Early amplification within the first 3 to 4 months of life is essential in infants with bilateral atresia. Initial medical and audiologic evaluations can be completed within the first few months of life and a bone-conduction hearing aid or soft band BAHA can be fitted soon thereafter.

Although most otologic surgeons would consider atresia repair in bilateral cases, many are reluctant to operate on unilateral atresias. The issue is not the unilateral aspect of the hearing loss because most otologic surgeons will
explore the middle ear of a child with a large unilateral conductive hearing loss due to other causes (e.g., trauma, infection). The concern is the degree and predictability of hearing improvement that can be achieved, potential lifetime care of a mastoid cavity, and the risk to the facial nerve in atresia surgery. These concerns have prompted many surgeons to recommend delaying surgery in unilateral cases until adulthood, when patients can make their own decision based on the risks and benefits.

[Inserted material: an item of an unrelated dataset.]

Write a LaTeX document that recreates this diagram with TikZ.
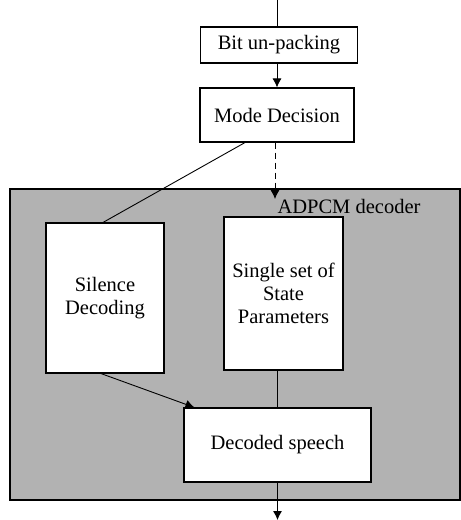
\documentclass[tikz,border=0pt]{standalone}
\usepackage{fontspec}
\setmainfont{Liberation Serif}
\usetikzlibrary{arrows.meta}
\begin{document}
\begin{tikzpicture}[
        x=1pt, y=-1pt,
        box/.style={rectangle, draw, fill=white, line width=1.1pt, inner sep=0pt, text centered, align=center, font=\fontsize{20.5}{23}\selectfont},
        arrow/.style={-{Latex[length=9pt, width=9pt]}, line width=0.9pt},
        link/.style={line width=0.9pt},
        label/.style={font=\fontsize{20.5}{23}\selectfont}
    ]
    \useasboundingbox (0,0) rectangle (461,520);

    % Y coordinates (px, downwards):
    % 45: Bit un-packing
    % 115: Mode Decision
    % 189-500: ADPCM decoder block
    % 445: Decoded speech

    % Decoder block
    \node[draw, line width=1.1pt, fill=black!30, inner sep=0pt, minimum width=450pt, minimum height=311pt] (decoder) at (235, 344.5) {};
    \node[label, anchor=west] (decname) at (274, 206) {ADPCM decoder};

    % Top chain
    \coordinate (in) at (277, 0);
    \node[box, minimum width=157pt, minimum height=36pt] (unpack) at (279, 45) {Bit un-packing};
    \node[box, minimum width=154pt, minimum height=54pt] (mode) at (277, 115) {Mode Decision};

    \draw[link] (in) -- (in |- unpack.north);
    \draw[arrow] (unpack.south -| mode.north) -- (mode.north);

    % Inside the decoder
    \node[box, minimum width=118pt, minimum height=150pt] (silence) at (105, 298) {Silence\\Decoding};
    \node[box, minimum width=119pt, minimum height=153pt] (state) at (283.5, 293.5) {Single set of\\State\\Parameters};
    \node[box, minimum width=187pt, minimum height=74pt] (speech) at (277.5, 445) {Decoded speech};

    \coordinate (dtip) at (275, 199);
    \coordinate (out) at (277.5, 520);

    \draw[link] ([xshift=-32pt]mode.south) -- ([xshift=-2pt]silence.north);
    \draw[arrow, dash pattern=on 6pt off 4pt] ([xshift=-2pt]mode.south) -- (dtip);
    \draw[arrow] ([xshift=-4pt]silence.south) -- ([xshift=11pt]speech.north west);
    \draw[link] (speech.north |- state.south) -- (speech.north);
    \draw[arrow] (speech.south) -- (out);

\end{tikzpicture}
\end{document}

An improvement in the hearing threshold to 25 dB or better eliminates the handicap of unilateral hearing loss. This degree of hearing improvement is not possible in all atresia patients, but it can be achieved in at least 50% of carefully selected patients. A mastoid cavity is not created if the “anterior” surgical approach is used, and risk to the facial nerve is minimized by understanding the abnormal development of this structure and by using intraoperative facial nerve monitoring. I and others contend that the benefits of binaural hearing and the possibility of achieving that goal are sufficiently great to offer corrective surgery to carefully selected children with unilateral atresia (10, 15).

Patients with bilateral atresia present less of a surgical dilemma. The goal in these cases is to restore sufficient hearing so that amplification is no longer needed. In contradistinction to ear selection for other otologic disorders, the “best” (as determined by CT evaluation) ear is selected for the initial surgical procedure. Most surgeons recommend operating as the child approaches school age and, depending on the hearing result, on the second ear within the next several years. As with many conductive hearing losses (e.g., otosclerosis), the possible use of amplification with a BAHA should be discussed. The probable need for yearly or semiannual cleaning of the reconstructed ear canal should also be acknowledged.

Most patients undergoing atresia repair have a residual conductive deficit of at least 10 dB. Sensorineural function should be normal to achieve binaural hearing in unilateral cases or to obviate the need for a hearing aid in bilateral cases. Normal or near-normal sensorineural function in the contralateral ears is also important to avoid operating on the better hearing ear.

Although audiometric criteria can be defined quantitatively, the real art of patient selection is centered on the CT evaluation of the middle ear. Hypoplasia of the middle ear space, ranging from mild to severe, occurs in most cases of congenital atresia, and ossicular development can be expected to correlate directly with middle ear size. The risk of surgical complications will be minimized and the chances for a successful hearing result are increased if the middle ear and mastoid size are at least two-thirds of the normal size and if all three ossicles, although deformed, can be identified (Figs. 148.1 and 148.2). CT demonstration of the oval and round windows and a near-normal course of the facial nerve further define the ideal surgical candidate. The relationship of the facial nerve to the oval window (i.e., normally positioned or overhanging) and the position of the vertical segment are noted. Severe anterior displacement of
the vertical segment of the nerve restricts access to the middle ear space, reducing the chance for a successful hearing result and increasing the chance of facial nerve injury.